▽
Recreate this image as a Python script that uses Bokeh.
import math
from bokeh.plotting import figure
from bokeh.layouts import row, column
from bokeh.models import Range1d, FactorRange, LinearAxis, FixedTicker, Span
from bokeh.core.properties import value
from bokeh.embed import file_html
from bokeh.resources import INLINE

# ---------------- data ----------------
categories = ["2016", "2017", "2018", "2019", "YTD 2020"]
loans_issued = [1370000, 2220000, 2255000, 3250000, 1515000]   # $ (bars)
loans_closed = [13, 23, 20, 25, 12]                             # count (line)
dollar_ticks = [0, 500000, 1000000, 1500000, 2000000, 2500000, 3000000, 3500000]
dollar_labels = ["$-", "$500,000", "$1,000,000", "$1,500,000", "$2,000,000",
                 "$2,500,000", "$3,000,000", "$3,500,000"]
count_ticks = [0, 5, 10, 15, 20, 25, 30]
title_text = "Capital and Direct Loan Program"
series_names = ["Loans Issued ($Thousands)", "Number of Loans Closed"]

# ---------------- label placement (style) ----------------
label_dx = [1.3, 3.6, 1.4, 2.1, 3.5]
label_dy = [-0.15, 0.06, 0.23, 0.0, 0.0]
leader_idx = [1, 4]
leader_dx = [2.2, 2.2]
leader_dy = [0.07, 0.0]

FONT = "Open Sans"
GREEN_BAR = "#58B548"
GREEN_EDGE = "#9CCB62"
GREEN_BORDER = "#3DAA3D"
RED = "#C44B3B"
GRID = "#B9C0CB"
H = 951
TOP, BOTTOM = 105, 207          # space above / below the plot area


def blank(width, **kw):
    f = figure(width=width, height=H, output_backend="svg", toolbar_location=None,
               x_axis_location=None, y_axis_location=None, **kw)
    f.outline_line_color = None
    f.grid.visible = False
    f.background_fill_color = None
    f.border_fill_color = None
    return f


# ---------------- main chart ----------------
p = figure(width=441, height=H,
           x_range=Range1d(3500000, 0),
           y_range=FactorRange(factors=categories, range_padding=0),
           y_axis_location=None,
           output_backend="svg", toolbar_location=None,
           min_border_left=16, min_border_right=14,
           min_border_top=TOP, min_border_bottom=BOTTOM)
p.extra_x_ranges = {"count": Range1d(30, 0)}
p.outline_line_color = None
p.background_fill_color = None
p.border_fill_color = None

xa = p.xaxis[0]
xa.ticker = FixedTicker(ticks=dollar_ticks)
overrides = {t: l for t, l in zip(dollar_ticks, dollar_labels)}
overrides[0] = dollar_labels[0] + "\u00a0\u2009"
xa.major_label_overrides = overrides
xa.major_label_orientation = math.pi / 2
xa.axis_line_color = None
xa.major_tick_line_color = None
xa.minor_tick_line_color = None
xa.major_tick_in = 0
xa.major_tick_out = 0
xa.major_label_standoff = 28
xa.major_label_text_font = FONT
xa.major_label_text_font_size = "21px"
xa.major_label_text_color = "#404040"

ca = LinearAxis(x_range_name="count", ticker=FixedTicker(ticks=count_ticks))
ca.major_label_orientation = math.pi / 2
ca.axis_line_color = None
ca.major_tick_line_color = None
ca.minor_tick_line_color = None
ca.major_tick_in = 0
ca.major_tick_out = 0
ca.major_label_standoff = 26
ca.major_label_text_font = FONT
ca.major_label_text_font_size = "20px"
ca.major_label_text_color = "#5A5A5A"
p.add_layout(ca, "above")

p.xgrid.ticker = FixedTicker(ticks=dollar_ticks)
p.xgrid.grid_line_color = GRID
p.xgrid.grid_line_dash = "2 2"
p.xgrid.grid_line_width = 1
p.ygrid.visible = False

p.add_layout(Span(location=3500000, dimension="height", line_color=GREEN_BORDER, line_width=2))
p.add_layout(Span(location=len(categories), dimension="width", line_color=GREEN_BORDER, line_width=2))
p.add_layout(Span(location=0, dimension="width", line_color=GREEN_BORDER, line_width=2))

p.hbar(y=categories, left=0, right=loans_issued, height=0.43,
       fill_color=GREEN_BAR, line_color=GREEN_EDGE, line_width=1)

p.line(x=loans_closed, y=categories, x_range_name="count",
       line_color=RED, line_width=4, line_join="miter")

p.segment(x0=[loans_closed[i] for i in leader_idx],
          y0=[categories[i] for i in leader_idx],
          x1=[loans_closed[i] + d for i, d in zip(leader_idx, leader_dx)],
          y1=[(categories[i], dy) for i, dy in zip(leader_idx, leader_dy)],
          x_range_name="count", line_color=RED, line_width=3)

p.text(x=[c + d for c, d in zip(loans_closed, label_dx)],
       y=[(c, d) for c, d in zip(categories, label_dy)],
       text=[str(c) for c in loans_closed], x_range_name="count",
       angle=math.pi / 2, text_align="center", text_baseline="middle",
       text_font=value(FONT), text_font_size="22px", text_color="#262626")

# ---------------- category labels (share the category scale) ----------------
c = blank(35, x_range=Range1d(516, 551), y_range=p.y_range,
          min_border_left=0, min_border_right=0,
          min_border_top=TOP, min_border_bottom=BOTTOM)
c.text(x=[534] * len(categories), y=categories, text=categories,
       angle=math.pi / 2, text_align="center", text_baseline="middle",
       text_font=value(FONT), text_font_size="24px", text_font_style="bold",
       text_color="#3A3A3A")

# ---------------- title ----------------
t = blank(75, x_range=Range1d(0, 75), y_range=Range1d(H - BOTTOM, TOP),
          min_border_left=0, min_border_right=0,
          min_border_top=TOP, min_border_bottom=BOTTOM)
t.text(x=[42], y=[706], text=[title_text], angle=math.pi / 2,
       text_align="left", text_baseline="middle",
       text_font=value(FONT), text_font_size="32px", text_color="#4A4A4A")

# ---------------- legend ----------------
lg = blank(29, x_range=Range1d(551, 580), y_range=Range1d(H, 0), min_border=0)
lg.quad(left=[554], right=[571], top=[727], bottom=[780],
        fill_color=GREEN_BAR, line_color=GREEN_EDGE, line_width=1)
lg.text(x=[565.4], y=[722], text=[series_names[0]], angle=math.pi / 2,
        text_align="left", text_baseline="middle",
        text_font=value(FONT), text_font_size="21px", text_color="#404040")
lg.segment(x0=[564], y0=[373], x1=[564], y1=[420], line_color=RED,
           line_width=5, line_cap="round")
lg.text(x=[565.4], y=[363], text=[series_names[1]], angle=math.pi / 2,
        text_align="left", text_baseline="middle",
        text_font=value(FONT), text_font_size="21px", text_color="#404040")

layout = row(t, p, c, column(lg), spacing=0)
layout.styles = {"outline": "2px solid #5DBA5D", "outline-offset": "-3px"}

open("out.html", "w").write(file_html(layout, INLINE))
△
▽
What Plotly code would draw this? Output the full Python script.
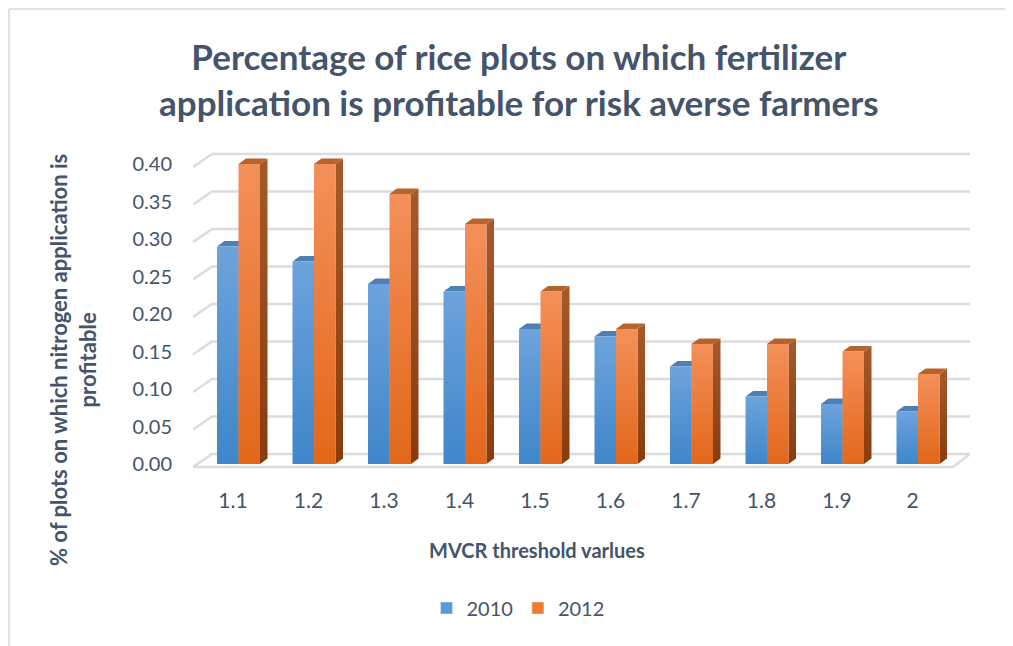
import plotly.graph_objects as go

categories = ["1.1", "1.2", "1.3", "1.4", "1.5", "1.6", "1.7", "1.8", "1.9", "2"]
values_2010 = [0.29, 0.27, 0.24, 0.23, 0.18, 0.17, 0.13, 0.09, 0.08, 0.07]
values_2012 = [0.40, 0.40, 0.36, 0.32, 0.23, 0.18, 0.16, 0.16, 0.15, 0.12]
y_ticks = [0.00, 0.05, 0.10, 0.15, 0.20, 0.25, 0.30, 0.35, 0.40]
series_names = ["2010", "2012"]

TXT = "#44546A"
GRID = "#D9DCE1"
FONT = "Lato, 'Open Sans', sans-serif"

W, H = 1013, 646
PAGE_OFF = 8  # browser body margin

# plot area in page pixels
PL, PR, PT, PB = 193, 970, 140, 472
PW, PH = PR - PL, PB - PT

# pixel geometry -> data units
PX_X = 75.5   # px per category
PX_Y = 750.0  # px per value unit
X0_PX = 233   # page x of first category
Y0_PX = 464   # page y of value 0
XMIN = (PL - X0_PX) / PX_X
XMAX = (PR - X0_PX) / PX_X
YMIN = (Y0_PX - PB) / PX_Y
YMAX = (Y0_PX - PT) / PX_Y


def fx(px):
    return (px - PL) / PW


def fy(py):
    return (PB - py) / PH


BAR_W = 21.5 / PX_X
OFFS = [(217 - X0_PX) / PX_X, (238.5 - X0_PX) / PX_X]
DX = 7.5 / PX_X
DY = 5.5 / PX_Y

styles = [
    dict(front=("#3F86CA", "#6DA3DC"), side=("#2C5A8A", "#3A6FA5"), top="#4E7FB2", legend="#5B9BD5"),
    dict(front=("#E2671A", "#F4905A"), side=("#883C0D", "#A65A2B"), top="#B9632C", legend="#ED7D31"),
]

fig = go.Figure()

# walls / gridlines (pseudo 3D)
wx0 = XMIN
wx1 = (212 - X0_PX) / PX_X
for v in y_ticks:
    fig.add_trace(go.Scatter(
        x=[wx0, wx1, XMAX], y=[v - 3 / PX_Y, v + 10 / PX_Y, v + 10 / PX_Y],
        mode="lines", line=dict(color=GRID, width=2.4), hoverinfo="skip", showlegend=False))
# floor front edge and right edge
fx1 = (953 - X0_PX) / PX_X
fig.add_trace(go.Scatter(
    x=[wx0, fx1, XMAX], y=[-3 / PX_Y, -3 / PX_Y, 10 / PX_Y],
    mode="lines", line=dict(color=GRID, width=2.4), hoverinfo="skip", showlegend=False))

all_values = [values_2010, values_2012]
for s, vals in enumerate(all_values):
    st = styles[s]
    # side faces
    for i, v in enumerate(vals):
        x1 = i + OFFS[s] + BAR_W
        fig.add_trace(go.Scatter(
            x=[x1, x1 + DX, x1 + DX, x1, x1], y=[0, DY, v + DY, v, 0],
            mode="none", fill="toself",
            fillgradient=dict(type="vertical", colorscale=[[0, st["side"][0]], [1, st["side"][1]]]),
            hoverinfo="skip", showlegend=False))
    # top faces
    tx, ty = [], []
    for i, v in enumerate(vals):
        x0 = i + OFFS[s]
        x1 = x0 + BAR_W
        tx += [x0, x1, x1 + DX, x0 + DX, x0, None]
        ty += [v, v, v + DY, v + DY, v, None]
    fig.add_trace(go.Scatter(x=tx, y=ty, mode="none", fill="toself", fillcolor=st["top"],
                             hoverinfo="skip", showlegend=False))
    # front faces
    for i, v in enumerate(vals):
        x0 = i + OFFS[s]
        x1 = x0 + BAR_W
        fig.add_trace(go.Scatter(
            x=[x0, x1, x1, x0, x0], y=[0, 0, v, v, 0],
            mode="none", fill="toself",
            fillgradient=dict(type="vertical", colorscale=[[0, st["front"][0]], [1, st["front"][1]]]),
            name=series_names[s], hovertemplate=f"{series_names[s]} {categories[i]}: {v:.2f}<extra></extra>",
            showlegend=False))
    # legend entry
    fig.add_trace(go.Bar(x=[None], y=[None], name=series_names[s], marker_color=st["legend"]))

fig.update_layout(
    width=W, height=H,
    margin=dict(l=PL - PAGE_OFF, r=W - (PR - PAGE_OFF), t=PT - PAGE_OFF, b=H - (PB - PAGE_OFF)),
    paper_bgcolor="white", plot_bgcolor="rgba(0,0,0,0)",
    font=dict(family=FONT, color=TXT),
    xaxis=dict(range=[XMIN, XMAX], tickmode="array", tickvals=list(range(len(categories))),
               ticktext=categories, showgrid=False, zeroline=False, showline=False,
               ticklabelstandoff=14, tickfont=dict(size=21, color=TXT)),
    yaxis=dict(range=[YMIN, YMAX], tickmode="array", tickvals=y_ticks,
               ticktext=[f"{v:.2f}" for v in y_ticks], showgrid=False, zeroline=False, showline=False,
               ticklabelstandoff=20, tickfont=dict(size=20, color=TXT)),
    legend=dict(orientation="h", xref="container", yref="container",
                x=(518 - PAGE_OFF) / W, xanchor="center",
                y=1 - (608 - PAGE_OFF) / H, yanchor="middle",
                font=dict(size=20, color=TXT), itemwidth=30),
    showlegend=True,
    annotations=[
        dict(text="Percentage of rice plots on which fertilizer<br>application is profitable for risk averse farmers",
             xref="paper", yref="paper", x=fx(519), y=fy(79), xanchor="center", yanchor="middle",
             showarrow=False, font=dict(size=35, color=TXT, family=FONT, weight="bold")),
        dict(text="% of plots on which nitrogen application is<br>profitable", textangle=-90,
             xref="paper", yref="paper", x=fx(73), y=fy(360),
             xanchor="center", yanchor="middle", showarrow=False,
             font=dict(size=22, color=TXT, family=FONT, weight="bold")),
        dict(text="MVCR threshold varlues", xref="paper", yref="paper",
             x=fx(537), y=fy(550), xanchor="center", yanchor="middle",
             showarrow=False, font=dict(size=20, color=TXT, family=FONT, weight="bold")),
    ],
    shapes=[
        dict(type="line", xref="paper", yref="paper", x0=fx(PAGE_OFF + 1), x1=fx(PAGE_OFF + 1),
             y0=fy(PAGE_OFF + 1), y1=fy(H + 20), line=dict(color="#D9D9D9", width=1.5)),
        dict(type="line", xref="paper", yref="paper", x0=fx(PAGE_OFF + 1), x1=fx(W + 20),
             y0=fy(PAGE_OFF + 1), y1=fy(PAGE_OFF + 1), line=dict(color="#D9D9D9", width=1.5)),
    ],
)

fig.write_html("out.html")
△
Give again, exactly as written above, every line from the one holding "What Plotly code" to the one holding "DY = 5.5 / PX_Y", with both ends kept and the pictures left out.

Worked answer:
What Plotly code would draw this? Output the full Python script.
import plotly.graph_objects as go

categories = ["1.1", "1.2", "1.3", "1.4", "1.5", "1.6", "1.7", "1.8", "1.9", "2"]
values_2010 = [0.29, 0.27, 0.24, 0.23, 0.18, 0.17, 0.13, 0.09, 0.08, 0.07]
values_2012 = [0.40, 0.40, 0.36, 0.32, 0.23, 0.18, 0.16, 0.16, 0.15, 0.12]
y_ticks = [0.00, 0.05, 0.10, 0.15, 0.20, 0.25, 0.30, 0.35, 0.40]
series_names = ["2010", "2012"]

TXT = "#44546A"
GRID = "#D9DCE1"
FONT = "Lato, 'Open Sans', sans-serif"

W, H = 1013, 646
PAGE_OFF = 8  # browser body margin

# plot area in page pixels
PL, PR, PT, PB = 193, 970, 140, 472
PW, PH = PR - PL, PB - PT

# pixel geometry -> data units
PX_X = 75.5   # px per category
PX_Y = 750.0  # px per value unit
X0_PX = 233   # page x of first category
Y0_PX = 464   # page y of value 0
XMIN = (PL - X0_PX) / PX_X
XMAX = (PR - X0_PX) / PX_X
YMIN = (Y0_PX - PB) / PX_Y
YMAX = (Y0_PX - PT) / PX_Y


def fx(px):
    return (px - PL) / PW


def fy(py):
    return (PB - py) / PH


BAR_W = 21.5 / PX_X
OFFS = [(217 - X0_PX) / PX_X, (238.5 - X0_PX) / PX_X]
DX = 7.5 / PX_X
DY = 5.5 / PX_Y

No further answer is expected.